• **Written exercise**
All the data should be repeated exactly. Any image in it is left out.

• **Recorded information**
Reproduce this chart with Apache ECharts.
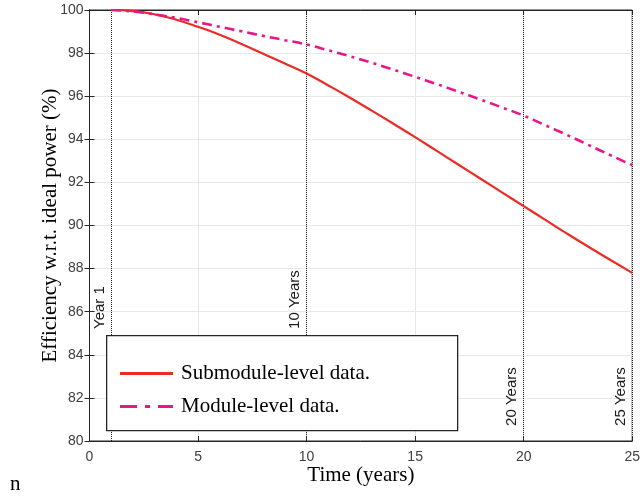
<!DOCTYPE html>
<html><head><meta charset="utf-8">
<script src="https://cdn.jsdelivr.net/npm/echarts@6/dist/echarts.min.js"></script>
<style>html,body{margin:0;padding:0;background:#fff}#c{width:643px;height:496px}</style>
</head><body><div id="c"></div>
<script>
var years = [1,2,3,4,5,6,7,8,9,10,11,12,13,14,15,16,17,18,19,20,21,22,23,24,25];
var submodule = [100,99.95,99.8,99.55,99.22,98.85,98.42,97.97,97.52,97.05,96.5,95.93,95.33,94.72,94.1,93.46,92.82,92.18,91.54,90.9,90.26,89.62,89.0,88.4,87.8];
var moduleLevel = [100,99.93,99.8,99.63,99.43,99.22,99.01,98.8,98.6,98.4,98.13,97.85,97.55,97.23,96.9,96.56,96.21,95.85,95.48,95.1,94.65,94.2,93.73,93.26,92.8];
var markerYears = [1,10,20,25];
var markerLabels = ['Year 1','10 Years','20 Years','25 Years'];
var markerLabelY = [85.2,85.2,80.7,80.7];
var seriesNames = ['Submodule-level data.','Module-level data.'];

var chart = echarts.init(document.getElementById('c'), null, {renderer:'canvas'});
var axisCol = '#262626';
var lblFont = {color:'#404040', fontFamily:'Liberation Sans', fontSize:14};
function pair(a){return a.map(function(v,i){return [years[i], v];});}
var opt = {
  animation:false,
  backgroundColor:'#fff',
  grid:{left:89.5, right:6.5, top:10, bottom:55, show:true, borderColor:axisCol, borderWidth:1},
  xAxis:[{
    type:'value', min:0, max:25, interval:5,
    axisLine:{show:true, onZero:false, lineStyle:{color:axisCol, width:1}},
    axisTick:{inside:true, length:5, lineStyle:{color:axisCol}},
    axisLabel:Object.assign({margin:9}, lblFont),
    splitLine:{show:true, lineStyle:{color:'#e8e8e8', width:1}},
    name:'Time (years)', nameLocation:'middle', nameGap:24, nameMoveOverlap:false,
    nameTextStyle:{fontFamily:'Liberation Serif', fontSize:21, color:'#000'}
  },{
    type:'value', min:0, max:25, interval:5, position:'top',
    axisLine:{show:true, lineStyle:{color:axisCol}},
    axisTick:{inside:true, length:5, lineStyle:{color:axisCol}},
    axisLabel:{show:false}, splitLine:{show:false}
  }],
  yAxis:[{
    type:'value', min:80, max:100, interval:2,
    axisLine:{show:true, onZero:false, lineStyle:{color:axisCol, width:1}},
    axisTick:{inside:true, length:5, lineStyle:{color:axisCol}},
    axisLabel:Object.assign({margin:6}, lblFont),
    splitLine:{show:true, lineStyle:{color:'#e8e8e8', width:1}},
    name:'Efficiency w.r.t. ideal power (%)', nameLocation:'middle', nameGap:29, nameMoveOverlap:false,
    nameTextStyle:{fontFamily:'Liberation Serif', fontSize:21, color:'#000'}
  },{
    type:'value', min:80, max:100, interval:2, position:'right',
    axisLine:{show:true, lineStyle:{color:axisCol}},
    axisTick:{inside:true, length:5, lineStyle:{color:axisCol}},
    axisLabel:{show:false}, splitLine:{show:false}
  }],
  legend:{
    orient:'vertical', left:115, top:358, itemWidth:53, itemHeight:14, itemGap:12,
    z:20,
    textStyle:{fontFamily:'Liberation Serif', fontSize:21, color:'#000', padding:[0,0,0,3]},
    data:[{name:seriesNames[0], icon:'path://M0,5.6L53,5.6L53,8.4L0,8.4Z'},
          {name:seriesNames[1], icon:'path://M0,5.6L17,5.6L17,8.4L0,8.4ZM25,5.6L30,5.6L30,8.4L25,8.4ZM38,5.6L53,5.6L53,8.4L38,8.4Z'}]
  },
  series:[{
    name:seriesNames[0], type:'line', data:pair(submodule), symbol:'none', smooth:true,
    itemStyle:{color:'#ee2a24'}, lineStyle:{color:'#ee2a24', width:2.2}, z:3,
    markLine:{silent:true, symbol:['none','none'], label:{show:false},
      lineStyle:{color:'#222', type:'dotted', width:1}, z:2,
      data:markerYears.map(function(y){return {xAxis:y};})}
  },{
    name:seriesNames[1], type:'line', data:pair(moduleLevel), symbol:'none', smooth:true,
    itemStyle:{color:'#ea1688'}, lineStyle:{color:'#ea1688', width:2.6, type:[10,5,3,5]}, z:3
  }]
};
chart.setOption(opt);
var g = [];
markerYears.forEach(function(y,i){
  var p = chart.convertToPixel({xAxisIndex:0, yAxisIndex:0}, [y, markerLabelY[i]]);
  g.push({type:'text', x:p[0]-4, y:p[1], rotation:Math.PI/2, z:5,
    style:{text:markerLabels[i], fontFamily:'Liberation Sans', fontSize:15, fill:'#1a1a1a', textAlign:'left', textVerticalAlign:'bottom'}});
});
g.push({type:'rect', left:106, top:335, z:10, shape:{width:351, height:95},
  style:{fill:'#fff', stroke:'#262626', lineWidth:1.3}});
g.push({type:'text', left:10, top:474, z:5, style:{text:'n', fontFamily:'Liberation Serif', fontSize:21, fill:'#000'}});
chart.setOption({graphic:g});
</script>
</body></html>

• **Finished exercise**
Reproduce this chart with Apache ECharts.
<!DOCTYPE html>
<html><head><meta charset="utf-8">
<script src="https://cdn.jsdelivr.net/npm/echarts@6/dist/echarts.min.js"></script>
<style>html,body{margin:0;padding:0;background:#fff}#c{width:643px;height:496px}</style>
</head><body><div id="c"></div>
<script>
var years = [1,2,3,4,5,6,7,8,9,10,11,12,13,14,15,16,17,18,19,20,21,22,23,24,25];
var submodule = [100,99.95,99.8,99.55,99.22,98.85,98.42,97.97,97.52,97.05,96.5,95.93,95.33,94.72,94.1,93.46,92.82,92.18,91.54,90.9,90.26,89.62,89.0,88.4,87.8];
var moduleLevel = [100,99.93,99.8,99.63,99.43,99.22,99.01,98.8,98.6,98.4,98.13,97.85,97.55,97.23,96.9,96.56,96.21,95.85,95.48,95.1,94.65,94.2,93.73,93.26,92.8];
var markerYears = [1,10,20,25];
var markerLabels = ['Year 1','10 Years','20 Years','25 Years'];
var markerLabelY = [85.2,85.2,80.7,80.7];
var seriesNames = ['Submodule-level data.','Module-level data.'];

var chart = echarts.init(document.getElementById('c'), null, {renderer:'canvas'});
var axisCol = '#262626';
var lblFont = {color:'#404040', fontFamily:'Liberation Sans', fontSize:14};
function pair(a){return a.map(function(v,i){return [years[i], v];});}
var opt = {
  animation:false,
  backgroundColor:'#fff',
  grid:{left:89.5, right:6.5, top:10, bottom:55, show:true, borderColor:axisCol, borderWidth:1},
  xAxis:[{
    type:'value', min:0, max:25, interval:5,
    axisLine:{show:true, onZero:false, lineStyle:{color:axisCol, width:1}},
    axisTick:{inside:true, length:5, lineStyle:{color:axisCol}},
    axisLabel:Object.assign({margin:9}, lblFont),
    splitLine:{show:true, lineStyle:{color:'#e8e8e8', width:1}},
    name:'Time (years)', nameLocation:'middle', nameGap:24, nameMoveOverlap:false,
    nameTextStyle:{fontFamily:'Liberation Serif', fontSize:21, color:'#000'}
  },{
    type:'value', min:0, max:25, interval:5, position:'top',
    axisLine:{show:true, lineStyle:{color:axisCol}},
    axisTick:{inside:true, length:5, lineStyle:{color:axisCol}},
    axisLabel:{show:false}, splitLine:{show:false}
  }],
  yAxis:[{
    type:'value', min:80, max:100, interval:2,
    axisLine:{show:true, onZero:false, lineStyle:{color:axisCol, width:1}},
    axisTick:{inside:true, length:5, lineStyle:{color:axisCol}},
    axisLabel:Object.assign({margin:6}, lblFont),
    splitLine:{show:true, lineStyle:{color:'#e8e8e8', width:1}},
    name:'Efficiency w.r.t. ideal power (%)', nameLocation:'middle', nameGap:29, nameMoveOverlap:false,
    nameTextStyle:{fontFamily:'Liberation Serif', fontSize:21, color:'#000'}
  },{
    type:'value', min:80, max:100, interval:2, position:'right',
    axisLine:{show:true, lineStyle:{color:axisCol}},
    axisTick:{inside:true, length:5, lineStyle:{color:axisCol}},
    axisLabel:{show:false}, splitLine:{show:false}
  }],
  legend:{
    orient:'vertical', left:115, top:358, itemWidth:53, itemHeight:14, itemGap:12,
    z:20,
    textStyle:{fontFamily:'Liberation Serif', fontSize:21, color:'#000', padding:[0,0,0,3]},
    data:[{name:seriesNames[0], icon:'path://M0,5.6L53,5.6L53,8.4L0,8.4Z'},
          {name:seriesNames[1], icon:'path://M0,5.6L17,5.6L17,8.4L0,8.4ZM25,5.6L30,5.6L30,8.4L25,8.4ZM38,5.6L53,5.6L53,8.4L38,8.4Z'}]
  },
  series:[{
    name:seriesNames[0], type:'line', data:pair(submodule), symbol:'none', smooth:true,
    itemStyle:{color:'#ee2a24'}, lineStyle:{color:'#ee2a24', width:2.2}, z:3,
    markLine:{silent:true, symbol:['none','none'], label:{show:false},
      lineStyle:{color:'#222', type:'dotted', width:1}, z:2,
      data:markerYears.map(function(y){return {xAxis:y};})}
  },{
    name:seriesNames[1], type:'line', data:pair(moduleLevel), symbol:'none', smooth:true,
    itemStyle:{color:'#ea1688'}, lineStyle:{color:'#ea1688', width:2.6, type:[10,5,3,5]}, z:3
  }]
};
chart.setOption(opt);
var g = [];
markerYears.forEach(function(y,i){
  var p = chart.convertToPixel({xAxisIndex:0, yAxisIndex:0}, [y, markerLabelY[i]]);
  g.push({type:'text', x:p[0]-4, y:p[1], rotation:Math.PI/2, z:5,
    style:{text:markerLabels[i], fontFamily:'Liberation Sans', fontSize:15, fill:'#1a1a1a', textAlign:'left', textVerticalAlign:'bottom'}});
});
g.push({type:'rect', left:106, top:335, z:10, shape:{width:351, height:95},
  style:{fill:'#fff', stroke:'#262626', lineWidth:1.3}});
g.push({type:'text', left:10, top:474, z:5, style:{text:'n', fontFamily:'Liberation Serif', fontSize:21, fill:'#000'}});
chart.setOption({graphic:g});
</script>
</body></html>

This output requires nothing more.